Charged and guilty for multiple counts of murder and rape

Gray, 51, was found guilty on all charges by a military jury eight years ago which sentenced him to death. The former Army soldier also received more than eight life sentences from a civilian court for his earlier convictions.

Gray has filed appeals for more than 25 years claiming that he had an incompetent lawyer and that the the military courts did not have the proper jurisdiction to prosecute him. He had also submitted an appeal claiming that he was not mentally stable enough to stand trial. However, all his appeals were denied by the courts.

The US District Judge J Thomas Marten in Wichita, Kansas denied Gray's request for a further stay on his execution last week. The judge said that a previous stay on his execution was not in effect now. The prosecutors, in a brief filed on December 9, said that the perpetrator "seems to believe that he is entitled to an indefinite federal stay of execution, while he exhausts his remedies in the military courts. This is not the law."

Longest-serving inmate

He has been on death row at Fort Leavenworth, Kansas, since 1988, and is the longest-serving inmate. Reports state that Gray's execution could take place in the next 30 days at the federal prison in Terre Haute, Indiana.

"This is life-changing news, we've been waiting for years," Honey Rosalie Schlehuber of Chickasha, Oklahoma said. Schlehuber was 12-years of age, when her sister Tammy Cofer Wilson, was killed by Gray, Fayette (North Carolina) Observer reported. Wilson's nude body was found by her husband in a wooded area near a mobile home park on December 12, 1986. The victim was 18-years of age at the time.
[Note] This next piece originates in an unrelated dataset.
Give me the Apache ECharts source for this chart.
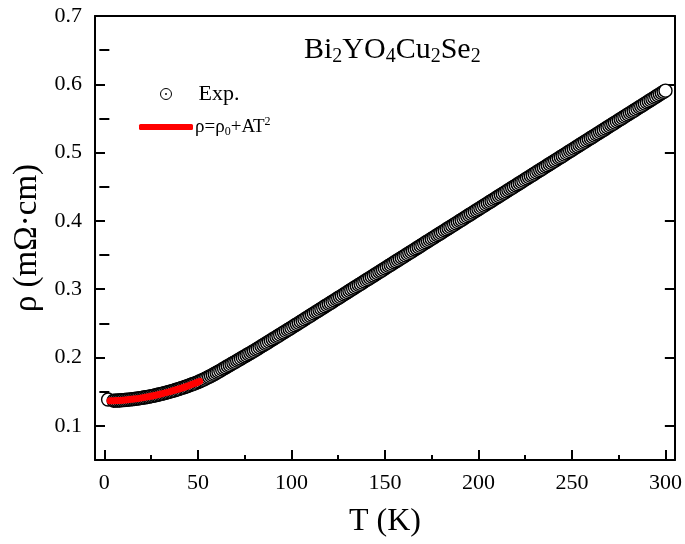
<!DOCTYPE html>
<html>
<head>
<meta charset="utf-8">
<script src="https://cdn.jsdelivr.net/npm/echarts@6/dist/echarts.min.js"></script>
<style>html,body{margin:0;padding:0;background:#fff}#c{width:685px;height:544px}</style>
</head>
<body>
<div id="c"></div>
<script>
// Experimental data: temperature (K)
var T = [2,5,6,7,8,9,10,11,12,13,14,15,16,17,18,19,20,21,22,23,24,25,26,27,28,29,30,
31,32,33,34,35,36,37,38,39,40,41,42,43,44,45,46,47,48,49,50,
51,52,53,54,55,56,57,58,59,60,61,62,63,64,65,66,67,68,69,70,
71,72,73,74,75,76,77,78,79,80,81,82,83,84,85,86,87,88,89,90,
91,92,93,94,95,96,97,98,99,100,101,102,103,104,105,106,107,108,109,110,
111,112,113,114,115,116,117,118,119,120,121,122,123,124,125,126,127,128,129,130,
131,132,133,134,135,136,137,138,139,140,141,142,143,144,145,146,147,148,149,150,
151,152,153,154,155,156,157,158,159,160,161,162,163,164,165,166,167,168,169,170,
171,172,173,174,175,176,177,178,179,180,181,182,183,184,185,186,187,188,189,190,
191,192,193,194,195,196,197,198,199,200,201,202,203,204,205,206,207,208,209,210,
211,212,213,214,215,216,217,218,219,220,221,222,223,224,225,226,227,228,229,230,
231,232,233,234,235,236,237,238,239,240,241,242,243,244,245,246,247,248,249,250,
251,252,253,254,255,256,257,258,259,260,261,262,263,264,265,266,267,268,269,270,
271,272,273,274,275,276,277,278,279,280,281,282,283,284,285,286,287,288,289,290,
291,292,293,294,295,296,297,298,299,300];
// Experimental data: resistivity (mΩ·cm)
var rho = [0.1385,0.1368,0.1369,0.1370,0.1372,0.1374,0.1376,0.1378,0.1381,0.1384,0.1387,0.1390,0.1393,0.1397,0.1401,0.1405,0.1409,0.1414,0.1418,0.1423,0.1428,0.1434,0.1439,0.1445,0.1451,0.1458,0.1464,
0.1471,0.1478,0.1485,0.1492,0.1500,0.1508,0.1516,0.1524,0.1532,0.1541,0.1550,0.1559,0.1568,0.1578,0.1588,0.1598,0.1608,0.1618,0.1629,0.1640,
0.1652,0.1664,0.1677,0.1690,0.1704,0.1718,0.1732,0.1747,0.1762,0.1777,0.1793,0.1809,0.1825,0.1841,0.1857,0.1873,0.1889,0.1905,0.1921,0.1937,
0.1953,0.1969,0.1985,0.2001,0.2017,0.2033,0.2049,0.2065,0.2081,0.2097,0.2114,0.2131,0.2148,0.2165,0.2182,0.2199,0.2216,0.2233,0.2250,0.2267,
0.2284,0.2301,0.2318,0.2335,0.2352,0.2369,0.2386,0.2403,0.2420,0.2437,0.2454,0.2472,0.2489,0.2506,0.2524,0.2541,0.2558,0.2576,0.2593,0.2611,
0.2628,0.2646,0.2663,0.2680,0.2698,0.2715,0.2732,0.2750,0.2767,0.2784,0.2801,0.2819,0.2836,0.2853,0.2871,0.2888,0.2905,0.2923,0.2940,0.2958,
0.2975,0.2993,0.3010,0.3027,0.3045,0.3062,0.3079,0.3097,0.3114,0.3131,0.3148,0.3166,0.3183,0.3200,0.3218,0.3235,0.3252,0.3270,0.3287,0.3305,
0.3322,0.3340,0.3357,0.3374,0.3392,0.3409,0.3426,0.3444,0.3461,0.3478,0.3495,0.3513,0.3530,0.3547,0.3565,0.3582,0.3599,0.3617,0.3634,0.3652,
0.3669,0.3687,0.3704,0.3721,0.3739,0.3756,0.3773,0.3791,0.3808,0.3825,0.3842,0.3860,0.3877,0.3894,0.3912,0.3929,0.3946,0.3964,0.3981,0.3999,
0.4016,0.4034,0.4051,0.4068,0.4086,0.4103,0.4120,0.4138,0.4155,0.4172,0.4189,0.4207,0.4224,0.4241,0.4259,0.4276,0.4293,0.4311,0.4328,0.4346,
0.4363,0.4381,0.4398,0.4415,0.4433,0.4450,0.4467,0.4485,0.4502,0.4519,0.4536,0.4554,0.4571,0.4588,0.4606,0.4623,0.4640,0.4658,0.4675,0.4693,
0.4710,0.4728,0.4745,0.4762,0.4780,0.4797,0.4814,0.4832,0.4849,0.4866,0.4883,0.4901,0.4918,0.4935,0.4953,0.4970,0.4987,0.5005,0.5022,0.5040,
0.5057,0.5075,0.5092,0.5109,0.5127,0.5144,0.5161,0.5179,0.5196,0.5213,0.5230,0.5248,0.5265,0.5282,0.5300,0.5317,0.5334,0.5352,0.5369,0.5387,
0.5404,0.5422,0.5439,0.5456,0.5474,0.5491,0.5508,0.5526,0.5543,0.5560,0.5577,0.5595,0.5612,0.5629,0.5647,0.5664,0.5681,0.5699,0.5716,0.5734,
0.5751,0.5769,0.5786,0.5803,0.5821,0.5838,0.5855,0.5873,0.5890,0.5907];

// Fit curve rho = rho0 + A*T^2
var fitT = [3,5,10,15,20,25,30,35,40,45,50,51];
var fitRho = [0.1366,0.1368,0.1376,0.1390,0.1409,0.1434,0.1464,0.1500,0.1541,0.1588,0.1640,0.1651];

// Tick values
var xMajor = [0,50,100,150,200,250,300];
var xMinor = [25,75,125,175,225,275];
var yMajor = [0.1,0.2,0.3,0.4,0.5,0.6,0.7];
var yMinor = [0.15,0.25,0.35,0.45,0.55,0.65];

var FONT = '"Liberation Serif","Times New Roman",serif';
var expData = T.map(function(t,i){return [t, rho[i]];});
var fitData = fitT.map(function(t,i){return [t, fitRho[i]];});

var chart = echarts.init(document.getElementById('c'), null, {renderer:'canvas'});
var XMIN=-5, XMAX=305, YMIN=0.05, YMAX=0.7;
function xAx(opts){
  return Object.assign({type:'value', gridIndex:0, min:XMIN, max:XMAX, position:'bottom',
    splitLine:{show:false}, axisLine:{show:false}, axisTick:{show:false}, axisLabel:{show:false}}, opts);
}
function yAx(opts){
  return Object.assign({type:'value', gridIndex:0, min:YMIN, max:YMAX, position:'left',
    splitLine:{show:false}, axisLine:{show:false}, axisTick:{show:false}, axisLabel:{show:false}}, opts);
}
var lineS = {color:'#000', width:2};
var dotCircle = 'path://M6,0A6,6,0,1,1,6,12A6,6,0,1,1,6,0Z M6,5.3A0.7,0.7,0,1,1,6,6.7A0.7,0.7,0,1,1,6,5.3Z';
chart.setOption({
  animation:false,
  backgroundColor:'#fff',
  textStyle:{fontFamily:FONT},
  grid:{left:95, right:8, top:16, bottom:84, containLabel:false},
  title:{
    text:'Bi{s|2}YO{s|4}Cu{s|2}Se{s|2}',
    left:299, top:28,
    textStyle:{fontFamily:FONT, fontSize:30, fontWeight:'normal', color:'#000', lineHeight:34,
      rich:{s:{fontFamily:FONT, fontSize:20, color:'#000', verticalAlign:'bottom', lineHeight:14}}}
  },
  legend:[{
    data:[{name:'Exp.', icon:dotCircle, itemStyle:{color:'#fff', borderColor:'#000', borderWidth:1}}],
    left:160, top:83, orient:'vertical', padding:0,
    itemWidth:11, itemHeight:11, itemGap:0,
    textStyle:{fontFamily:FONT, fontSize:22, color:'#000', padding:[0,0,0,22]}
  },{
    data:[{name:'fit', icon:'roundRect', itemStyle:{color:'#ff0000', borderWidth:0}}],
    left:139, top:116, orient:'vertical', padding:0,
    itemWidth:54, itemHeight:6, itemGap:0,
    formatter:function(){return '{n|ρ=ρ}{s|0}{n|+AT}{p|2}';},
    textStyle:{fontFamily:FONT, fontSize:19, color:'#000', padding:[0,0,0,-3],
      rich:{n:{fontFamily:FONT, fontSize:19, color:'#000', lineHeight:22},
            s:{fontFamily:FONT, fontSize:12, color:'#000', verticalAlign:'bottom', lineHeight:8},
            p:{fontFamily:FONT, fontSize:12, color:'#000', verticalAlign:'top', lineHeight:10}}}
  }],
  xAxis:[
    xAx({axisLine:{show:true, onZero:false, lineStyle:lineS},
      axisTick:{show:true, inside:true, length:10, lineStyle:lineS, customValues:xMajor},
      axisLabel:{show:true, customValues:xMajor, margin:12, fontFamily:FONT, fontSize:22, color:'#000'},
      name:'T (K)', nameLocation:'middle', nameGap:46,
      nameTextStyle:{fontFamily:FONT, fontSize:32, color:'#000'}}),
    xAx({axisTick:{show:true, inside:true, length:5, lineStyle:lineS, customValues:xMinor}}),
    xAx({position:'top', axisLine:{show:true, onZero:false, lineStyle:lineS}})
  ],
  yAxis:[
    yAx({axisLine:{show:true, onZero:false, lineStyle:lineS},
      axisTick:{show:true, inside:true, length:10, lineStyle:lineS, customValues:yMajor},
      axisLabel:{show:true, customValues:yMajor, margin:13, fontFamily:FONT, fontSize:22, color:'#000',
        formatter:function(v){return v.toFixed(1);}},
      name:'ρ (mΩ·cm)', nameLocation:'middle', nameGap:50,
      nameTextStyle:{fontFamily:FONT, fontSize:33, color:'#000'}}),
    yAx({axisTick:{show:true, inside:true, length:5, lineStyle:lineS, customValues:yMinor}}),
    yAx({position:'right', axisLine:{show:true, onZero:false, lineStyle:lineS},
      axisTick:{show:true, inside:true, length:10, lineStyle:lineS, customValues:yMajor}}),
    yAx({position:'right', axisTick:{show:true, inside:true, length:5, lineStyle:lineS, customValues:yMinor}})
  ],
  series:[{
    name:'Exp.', type:'scatter', xAxisIndex:0, yAxisIndex:0, data:expData,
    symbol:'circle', symbolSize:13, large:false, progressive:0,
    itemStyle:{color:'#fff', borderColor:'#000', borderWidth:1.4, opacity:1},
    z:1
  },{
    name:'fit', type:'line', xAxisIndex:0, yAxisIndex:0, data:fitData,
    smooth:true, symbol:'none', showSymbol:false,
    lineStyle:{color:'#ff0000', width:7, cap:'round'},
    itemStyle:{color:'#ff0000'},
    zlevel:1, z:10
  }]
});
</script>
</body>
</html>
"I was in the back of the house when I heard my entire family scream and cry. It was so loud, all the screams. I will never, ever forget the cries as my mom and dad found out what happened to her. This is not just something you get over. It's having to lie to someone when they ask what happened to your sister. To this day, I can't speak of it without tears," Schlehuber said. 

Execution by lethal injection

Only the President of the United States can approve a military death sentence in the military courts. Reports state that the last president to approve a death sentence in military was John F Kennedy, who authorised the death of John Bennett in 1961. Bennett was guilty of raping and attempting to kill an 11-year-old Australian girl.

The method of the execution currently followed by the American military is through a lethal injection.